◆ THE EXERCISE
Leave out the pictures, and retype only the lines from the beginning of the material through the line that contains "37, 41, 44];", including both.

◆ RECORDED DATA
>> Begin
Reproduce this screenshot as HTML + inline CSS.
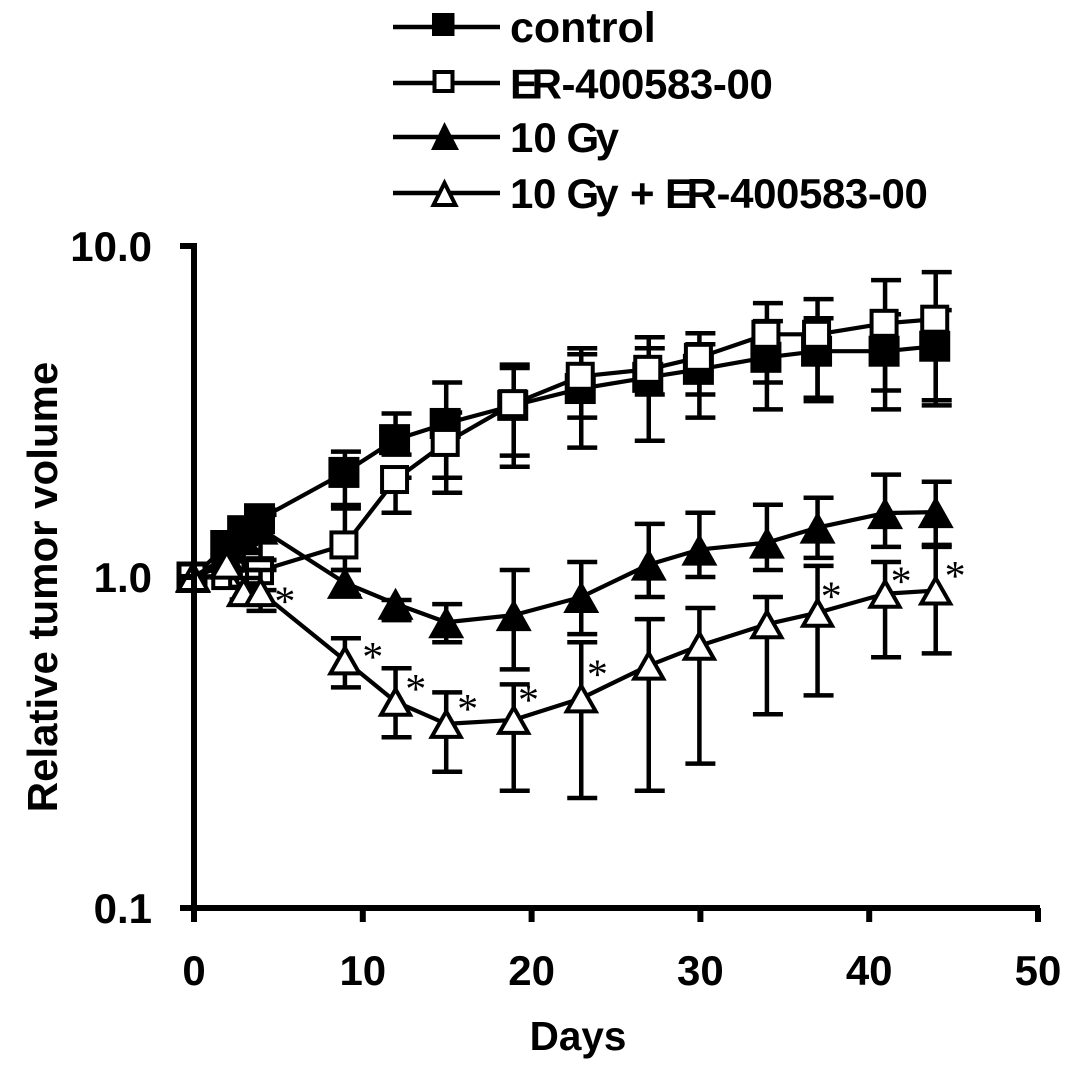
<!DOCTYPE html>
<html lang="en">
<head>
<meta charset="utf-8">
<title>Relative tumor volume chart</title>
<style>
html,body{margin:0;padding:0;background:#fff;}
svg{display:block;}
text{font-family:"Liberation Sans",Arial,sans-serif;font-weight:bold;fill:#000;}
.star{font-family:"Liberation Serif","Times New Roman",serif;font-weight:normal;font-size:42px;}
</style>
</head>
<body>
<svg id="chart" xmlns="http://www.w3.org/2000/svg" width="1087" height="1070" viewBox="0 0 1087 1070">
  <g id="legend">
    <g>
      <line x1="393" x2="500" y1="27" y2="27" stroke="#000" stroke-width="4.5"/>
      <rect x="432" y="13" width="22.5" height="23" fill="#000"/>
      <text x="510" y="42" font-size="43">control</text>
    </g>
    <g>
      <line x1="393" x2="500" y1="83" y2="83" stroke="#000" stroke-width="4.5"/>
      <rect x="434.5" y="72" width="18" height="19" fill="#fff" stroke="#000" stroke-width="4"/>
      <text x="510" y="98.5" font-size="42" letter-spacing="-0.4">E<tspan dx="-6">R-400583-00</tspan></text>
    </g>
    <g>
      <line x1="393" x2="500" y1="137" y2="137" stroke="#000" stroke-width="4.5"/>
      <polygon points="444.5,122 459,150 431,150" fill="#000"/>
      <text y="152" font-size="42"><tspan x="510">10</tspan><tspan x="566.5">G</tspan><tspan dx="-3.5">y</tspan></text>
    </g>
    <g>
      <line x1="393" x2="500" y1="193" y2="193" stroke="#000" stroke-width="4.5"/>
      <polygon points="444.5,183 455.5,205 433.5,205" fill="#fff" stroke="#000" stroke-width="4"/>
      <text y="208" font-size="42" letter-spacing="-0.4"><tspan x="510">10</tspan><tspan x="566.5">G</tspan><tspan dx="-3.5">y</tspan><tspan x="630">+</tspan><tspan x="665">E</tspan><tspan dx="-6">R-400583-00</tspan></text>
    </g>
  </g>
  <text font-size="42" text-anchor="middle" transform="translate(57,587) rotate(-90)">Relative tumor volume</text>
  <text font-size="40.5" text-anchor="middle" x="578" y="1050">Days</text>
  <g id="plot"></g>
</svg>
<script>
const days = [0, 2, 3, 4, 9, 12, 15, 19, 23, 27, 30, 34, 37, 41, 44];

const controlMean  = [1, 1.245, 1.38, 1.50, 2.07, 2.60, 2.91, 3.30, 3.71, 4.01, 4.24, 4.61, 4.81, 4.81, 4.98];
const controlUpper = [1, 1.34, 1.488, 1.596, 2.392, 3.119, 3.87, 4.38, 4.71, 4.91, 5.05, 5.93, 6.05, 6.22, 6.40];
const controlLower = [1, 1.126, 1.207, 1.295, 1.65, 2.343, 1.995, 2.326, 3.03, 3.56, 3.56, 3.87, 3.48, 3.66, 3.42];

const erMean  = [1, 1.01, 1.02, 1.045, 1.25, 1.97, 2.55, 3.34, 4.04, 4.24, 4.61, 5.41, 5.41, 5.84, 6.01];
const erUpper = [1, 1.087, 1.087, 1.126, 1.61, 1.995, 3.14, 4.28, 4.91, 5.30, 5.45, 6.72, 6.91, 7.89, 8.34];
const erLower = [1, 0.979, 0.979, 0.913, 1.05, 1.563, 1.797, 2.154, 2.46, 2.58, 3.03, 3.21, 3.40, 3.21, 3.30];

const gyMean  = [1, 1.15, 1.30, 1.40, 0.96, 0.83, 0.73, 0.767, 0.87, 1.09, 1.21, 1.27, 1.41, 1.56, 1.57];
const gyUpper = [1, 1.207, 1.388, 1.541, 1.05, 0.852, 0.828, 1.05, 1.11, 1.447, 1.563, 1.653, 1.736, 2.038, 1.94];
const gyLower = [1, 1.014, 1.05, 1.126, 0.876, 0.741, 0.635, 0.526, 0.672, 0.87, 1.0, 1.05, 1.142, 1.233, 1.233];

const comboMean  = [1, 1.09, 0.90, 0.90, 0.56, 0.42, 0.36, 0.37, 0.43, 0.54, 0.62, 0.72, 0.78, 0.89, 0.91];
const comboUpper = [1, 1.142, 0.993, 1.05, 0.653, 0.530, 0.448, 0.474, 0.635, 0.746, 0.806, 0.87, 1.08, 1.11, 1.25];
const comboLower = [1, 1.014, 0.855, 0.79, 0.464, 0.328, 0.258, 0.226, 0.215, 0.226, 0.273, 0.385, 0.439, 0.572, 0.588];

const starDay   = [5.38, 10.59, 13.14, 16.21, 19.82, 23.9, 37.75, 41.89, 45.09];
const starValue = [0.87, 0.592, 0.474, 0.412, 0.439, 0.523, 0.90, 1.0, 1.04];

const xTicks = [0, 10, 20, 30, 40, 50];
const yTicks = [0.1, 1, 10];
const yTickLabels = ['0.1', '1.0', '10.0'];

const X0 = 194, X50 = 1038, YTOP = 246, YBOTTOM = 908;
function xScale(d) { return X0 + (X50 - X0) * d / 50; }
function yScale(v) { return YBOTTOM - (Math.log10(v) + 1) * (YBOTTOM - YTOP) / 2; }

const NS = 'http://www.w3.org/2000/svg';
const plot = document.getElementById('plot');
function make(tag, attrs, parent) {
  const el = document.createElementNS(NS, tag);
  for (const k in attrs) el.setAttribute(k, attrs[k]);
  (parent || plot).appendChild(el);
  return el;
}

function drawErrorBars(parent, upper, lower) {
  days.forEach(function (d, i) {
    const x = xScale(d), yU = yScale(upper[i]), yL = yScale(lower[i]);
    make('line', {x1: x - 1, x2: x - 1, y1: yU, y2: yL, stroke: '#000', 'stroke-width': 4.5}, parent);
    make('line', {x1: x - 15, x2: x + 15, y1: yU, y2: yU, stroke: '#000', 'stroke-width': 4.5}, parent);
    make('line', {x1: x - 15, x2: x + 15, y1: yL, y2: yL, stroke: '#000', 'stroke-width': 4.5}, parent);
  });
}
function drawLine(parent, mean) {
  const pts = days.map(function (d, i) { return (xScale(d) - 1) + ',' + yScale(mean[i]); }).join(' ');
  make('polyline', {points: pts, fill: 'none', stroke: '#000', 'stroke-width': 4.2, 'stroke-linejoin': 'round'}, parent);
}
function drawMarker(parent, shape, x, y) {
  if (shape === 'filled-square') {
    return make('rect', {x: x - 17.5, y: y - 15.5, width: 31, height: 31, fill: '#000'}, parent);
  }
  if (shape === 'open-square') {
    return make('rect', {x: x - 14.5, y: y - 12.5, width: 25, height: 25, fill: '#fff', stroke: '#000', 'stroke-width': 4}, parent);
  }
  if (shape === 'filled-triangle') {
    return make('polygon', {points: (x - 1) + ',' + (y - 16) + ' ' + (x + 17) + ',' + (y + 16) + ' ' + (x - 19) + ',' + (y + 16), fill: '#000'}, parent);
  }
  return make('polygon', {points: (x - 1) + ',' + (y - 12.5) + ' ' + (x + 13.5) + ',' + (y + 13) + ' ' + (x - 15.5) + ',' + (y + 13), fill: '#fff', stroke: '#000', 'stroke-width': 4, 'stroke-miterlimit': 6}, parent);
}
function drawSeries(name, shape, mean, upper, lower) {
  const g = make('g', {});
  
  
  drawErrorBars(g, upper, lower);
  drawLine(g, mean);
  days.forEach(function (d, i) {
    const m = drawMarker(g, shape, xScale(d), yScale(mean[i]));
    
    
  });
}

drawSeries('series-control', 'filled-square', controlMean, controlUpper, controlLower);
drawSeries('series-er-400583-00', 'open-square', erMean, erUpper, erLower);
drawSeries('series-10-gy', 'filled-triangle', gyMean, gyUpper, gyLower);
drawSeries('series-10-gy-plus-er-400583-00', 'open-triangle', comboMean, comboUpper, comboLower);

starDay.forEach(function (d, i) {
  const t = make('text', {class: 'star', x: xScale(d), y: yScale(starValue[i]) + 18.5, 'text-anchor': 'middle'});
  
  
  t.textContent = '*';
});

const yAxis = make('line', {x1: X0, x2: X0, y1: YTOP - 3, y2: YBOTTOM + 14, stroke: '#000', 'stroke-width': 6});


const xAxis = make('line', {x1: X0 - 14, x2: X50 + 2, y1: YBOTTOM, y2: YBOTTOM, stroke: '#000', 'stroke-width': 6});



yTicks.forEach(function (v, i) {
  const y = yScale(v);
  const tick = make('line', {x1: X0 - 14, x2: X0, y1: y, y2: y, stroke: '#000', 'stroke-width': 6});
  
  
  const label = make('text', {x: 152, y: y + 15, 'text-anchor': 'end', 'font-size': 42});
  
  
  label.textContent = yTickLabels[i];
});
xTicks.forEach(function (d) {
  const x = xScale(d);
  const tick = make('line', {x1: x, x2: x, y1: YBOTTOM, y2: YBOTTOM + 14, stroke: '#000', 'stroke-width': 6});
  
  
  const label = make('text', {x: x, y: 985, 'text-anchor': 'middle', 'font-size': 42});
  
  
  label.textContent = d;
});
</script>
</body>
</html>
>> End
◆ TASK RESPONSE
Reproduce this screenshot as HTML + inline CSS.
<!DOCTYPE html>
<html lang="en">
<head>
<meta charset="utf-8">
<title>Relative tumor volume chart</title>
<style>
html,body{margin:0;padding:0;background:#fff;}
svg{display:block;}
text{font-family:"Liberation Sans",Arial,sans-serif;font-weight:bold;fill:#000;}
.star{font-family:"Liberation Serif","Times New Roman",serif;font-weight:normal;font-size:42px;}
</style>
</head>
<body>
<svg id="chart" xmlns="http://www.w3.org/2000/svg" width="1087" height="1070" viewBox="0 0 1087 1070">
  <g id="legend">
    <g>
      <line x1="393" x2="500" y1="27" y2="27" stroke="#000" stroke-width="4.5"/>
      <rect x="432" y="13" width="22.5" height="23" fill="#000"/>
      <text x="510" y="42" font-size="43">control</text>
    </g>
    <g>
      <line x1="393" x2="500" y1="83" y2="83" stroke="#000" stroke-width="4.5"/>
      <rect x="434.5" y="72" width="18" height="19" fill="#fff" stroke="#000" stroke-width="4"/>
      <text x="510" y="98.5" font-size="42" letter-spacing="-0.4">E<tspan dx="-6">R-400583-00</tspan></text>
    </g>
    <g>
      <line x1="393" x2="500" y1="137" y2="137" stroke="#000" stroke-width="4.5"/>
      <polygon points="444.5,122 459,150 431,150" fill="#000"/>
      <text y="152" font-size="42"><tspan x="510">10</tspan><tspan x="566.5">G</tspan><tspan dx="-3.5">y</tspan></text>
    </g>
    <g>
      <line x1="393" x2="500" y1="193" y2="193" stroke="#000" stroke-width="4.5"/>
      <polygon points="444.5,183 455.5,205 433.5,205" fill="#fff" stroke="#000" stroke-width="4"/>
      <text y="208" font-size="42" letter-spacing="-0.4"><tspan x="510">10</tspan><tspan x="566.5">G</tspan><tspan dx="-3.5">y</tspan><tspan x="630">+</tspan><tspan x="665">E</tspan><tspan dx="-6">R-400583-00</tspan></text>
    </g>
  </g>
  <text font-size="42" text-anchor="middle" transform="translate(57,587) rotate(-90)">Relative tumor volume</text>
  <text font-size="40.5" text-anchor="middle" x="578" y="1050">Days</text>
  <g id="plot"></g>
</svg>
<script>
const days = [0, 2, 3, 4, 9, 12, 15, 19, 23, 27, 30, 34, 37, 41, 44];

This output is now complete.